* _STATED GOAL_
Identify the lines that contain the word "this" and copy each one.

* _RECORDS FOR THE EXERCISE_
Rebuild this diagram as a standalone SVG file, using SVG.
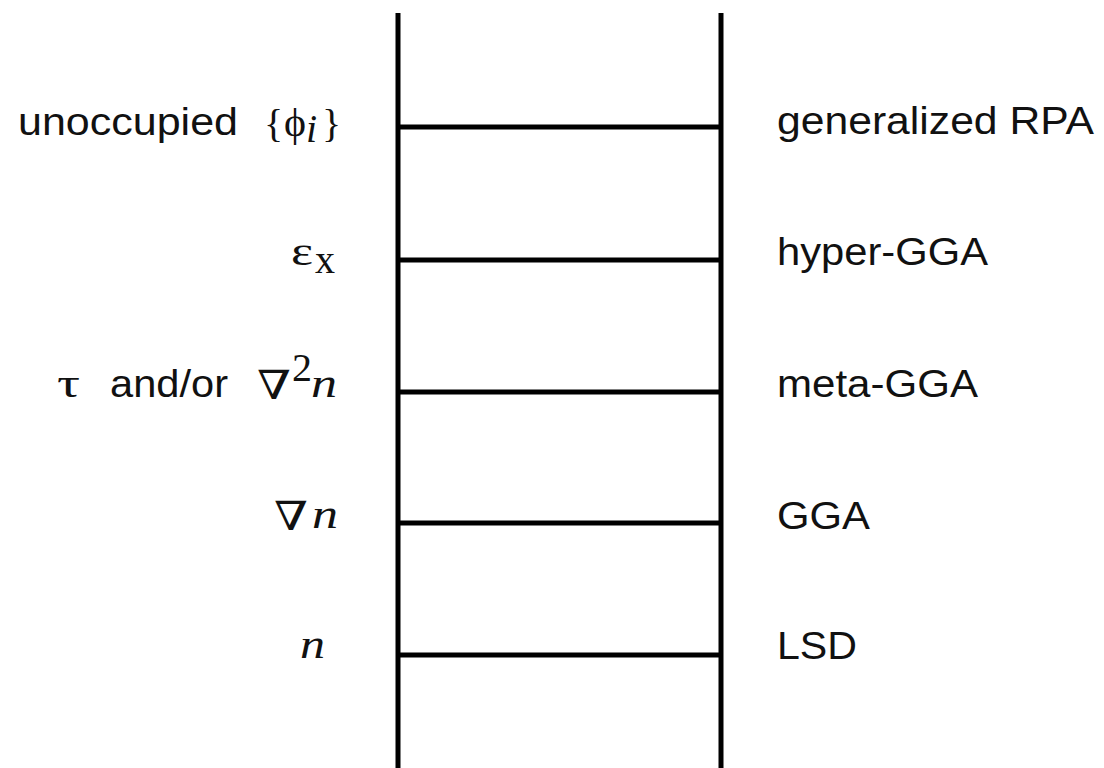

--

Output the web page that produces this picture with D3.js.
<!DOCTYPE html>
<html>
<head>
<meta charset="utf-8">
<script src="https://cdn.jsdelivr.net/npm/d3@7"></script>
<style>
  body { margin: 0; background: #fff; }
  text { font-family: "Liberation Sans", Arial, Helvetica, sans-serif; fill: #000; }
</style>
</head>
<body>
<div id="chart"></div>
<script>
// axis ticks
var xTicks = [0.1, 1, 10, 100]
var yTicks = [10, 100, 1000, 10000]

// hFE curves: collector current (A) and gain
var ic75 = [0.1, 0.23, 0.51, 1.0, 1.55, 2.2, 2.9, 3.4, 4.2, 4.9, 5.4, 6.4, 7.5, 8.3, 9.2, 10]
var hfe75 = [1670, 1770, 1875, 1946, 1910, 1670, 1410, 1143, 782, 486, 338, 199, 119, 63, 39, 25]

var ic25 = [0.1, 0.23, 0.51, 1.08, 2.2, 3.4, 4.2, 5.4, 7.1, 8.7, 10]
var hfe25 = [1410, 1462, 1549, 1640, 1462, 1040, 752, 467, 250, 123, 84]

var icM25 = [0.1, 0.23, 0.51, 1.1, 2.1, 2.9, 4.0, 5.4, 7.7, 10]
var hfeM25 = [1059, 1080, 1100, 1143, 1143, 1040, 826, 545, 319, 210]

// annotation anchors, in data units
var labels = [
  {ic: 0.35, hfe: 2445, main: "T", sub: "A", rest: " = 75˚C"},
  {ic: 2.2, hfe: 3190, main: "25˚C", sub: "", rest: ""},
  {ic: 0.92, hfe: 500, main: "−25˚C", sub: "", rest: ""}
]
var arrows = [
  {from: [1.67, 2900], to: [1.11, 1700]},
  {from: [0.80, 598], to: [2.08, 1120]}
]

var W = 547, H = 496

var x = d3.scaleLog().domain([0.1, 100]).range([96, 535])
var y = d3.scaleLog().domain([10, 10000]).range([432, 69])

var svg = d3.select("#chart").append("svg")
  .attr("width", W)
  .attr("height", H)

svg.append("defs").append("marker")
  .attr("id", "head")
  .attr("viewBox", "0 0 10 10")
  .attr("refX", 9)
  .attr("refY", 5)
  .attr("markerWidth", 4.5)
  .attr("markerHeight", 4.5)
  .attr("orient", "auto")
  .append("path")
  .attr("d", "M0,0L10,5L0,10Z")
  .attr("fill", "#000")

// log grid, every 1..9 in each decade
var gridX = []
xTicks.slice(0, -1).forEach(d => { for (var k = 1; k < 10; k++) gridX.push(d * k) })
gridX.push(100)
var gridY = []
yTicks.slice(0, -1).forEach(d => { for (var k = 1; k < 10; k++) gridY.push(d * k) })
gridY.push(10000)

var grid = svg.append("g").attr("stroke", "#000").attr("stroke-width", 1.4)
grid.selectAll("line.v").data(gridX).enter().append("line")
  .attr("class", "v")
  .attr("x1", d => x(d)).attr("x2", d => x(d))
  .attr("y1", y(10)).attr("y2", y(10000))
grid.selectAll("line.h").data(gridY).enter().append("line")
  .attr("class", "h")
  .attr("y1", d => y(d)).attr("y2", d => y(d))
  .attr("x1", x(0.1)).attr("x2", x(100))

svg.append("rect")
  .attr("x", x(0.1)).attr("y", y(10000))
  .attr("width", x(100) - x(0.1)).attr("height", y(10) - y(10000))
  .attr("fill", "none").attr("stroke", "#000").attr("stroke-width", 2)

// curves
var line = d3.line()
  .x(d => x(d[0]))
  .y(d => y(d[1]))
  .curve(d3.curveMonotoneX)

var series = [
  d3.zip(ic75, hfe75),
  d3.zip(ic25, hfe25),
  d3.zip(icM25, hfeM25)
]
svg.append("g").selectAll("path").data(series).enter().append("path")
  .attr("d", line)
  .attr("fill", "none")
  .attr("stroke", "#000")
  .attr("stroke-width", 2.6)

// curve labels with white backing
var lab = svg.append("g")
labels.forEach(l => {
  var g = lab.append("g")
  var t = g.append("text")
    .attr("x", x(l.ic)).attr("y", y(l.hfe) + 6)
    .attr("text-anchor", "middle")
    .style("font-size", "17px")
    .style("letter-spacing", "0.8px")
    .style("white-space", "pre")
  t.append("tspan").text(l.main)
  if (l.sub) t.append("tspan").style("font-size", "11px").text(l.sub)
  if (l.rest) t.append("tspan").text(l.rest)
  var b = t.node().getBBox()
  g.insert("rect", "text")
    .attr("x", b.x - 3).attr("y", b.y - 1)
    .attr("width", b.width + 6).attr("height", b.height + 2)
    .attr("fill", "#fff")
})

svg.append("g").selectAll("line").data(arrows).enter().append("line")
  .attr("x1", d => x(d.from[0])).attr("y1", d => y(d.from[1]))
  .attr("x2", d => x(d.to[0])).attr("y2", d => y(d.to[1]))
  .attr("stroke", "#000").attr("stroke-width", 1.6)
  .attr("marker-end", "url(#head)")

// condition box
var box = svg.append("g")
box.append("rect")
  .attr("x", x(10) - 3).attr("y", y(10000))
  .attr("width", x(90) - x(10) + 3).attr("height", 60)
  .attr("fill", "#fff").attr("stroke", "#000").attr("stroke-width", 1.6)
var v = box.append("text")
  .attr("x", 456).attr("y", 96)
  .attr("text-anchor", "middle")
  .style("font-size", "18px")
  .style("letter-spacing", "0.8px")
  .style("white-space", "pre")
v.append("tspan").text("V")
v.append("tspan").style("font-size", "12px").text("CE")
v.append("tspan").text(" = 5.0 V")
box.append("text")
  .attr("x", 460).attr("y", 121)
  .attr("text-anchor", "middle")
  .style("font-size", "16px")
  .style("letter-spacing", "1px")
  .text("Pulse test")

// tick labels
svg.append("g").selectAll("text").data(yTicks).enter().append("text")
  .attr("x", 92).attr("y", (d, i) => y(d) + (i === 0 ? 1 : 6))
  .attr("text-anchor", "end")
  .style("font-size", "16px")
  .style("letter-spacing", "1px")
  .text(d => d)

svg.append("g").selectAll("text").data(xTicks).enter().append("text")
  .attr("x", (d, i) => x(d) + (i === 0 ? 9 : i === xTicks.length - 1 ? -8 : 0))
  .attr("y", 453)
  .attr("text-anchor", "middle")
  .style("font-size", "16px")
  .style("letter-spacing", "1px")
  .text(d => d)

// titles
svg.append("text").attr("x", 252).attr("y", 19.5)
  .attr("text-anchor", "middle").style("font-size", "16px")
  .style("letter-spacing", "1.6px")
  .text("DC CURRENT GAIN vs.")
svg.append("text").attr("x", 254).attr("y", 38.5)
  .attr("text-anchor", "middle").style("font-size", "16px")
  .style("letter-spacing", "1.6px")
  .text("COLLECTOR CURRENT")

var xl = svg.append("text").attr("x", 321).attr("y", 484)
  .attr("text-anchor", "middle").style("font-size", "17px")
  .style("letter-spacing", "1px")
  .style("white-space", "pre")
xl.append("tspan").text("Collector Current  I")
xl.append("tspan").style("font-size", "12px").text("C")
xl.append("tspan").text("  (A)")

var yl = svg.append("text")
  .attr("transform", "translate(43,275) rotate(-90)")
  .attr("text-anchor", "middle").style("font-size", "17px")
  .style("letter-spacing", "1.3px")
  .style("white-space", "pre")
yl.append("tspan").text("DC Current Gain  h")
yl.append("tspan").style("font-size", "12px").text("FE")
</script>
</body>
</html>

--

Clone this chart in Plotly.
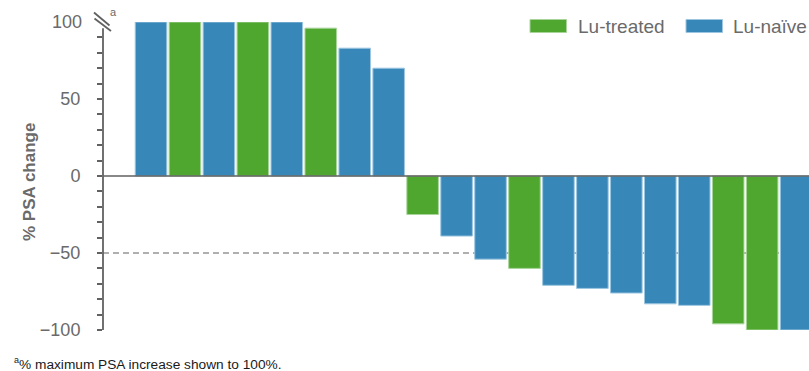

* _RESULT OF THE EXERCISE_
Rebuild this diagram as a standalone SVG file, using SVG.
Output the web page that produces this picture with D3.js.
Clone this chart in Plotly.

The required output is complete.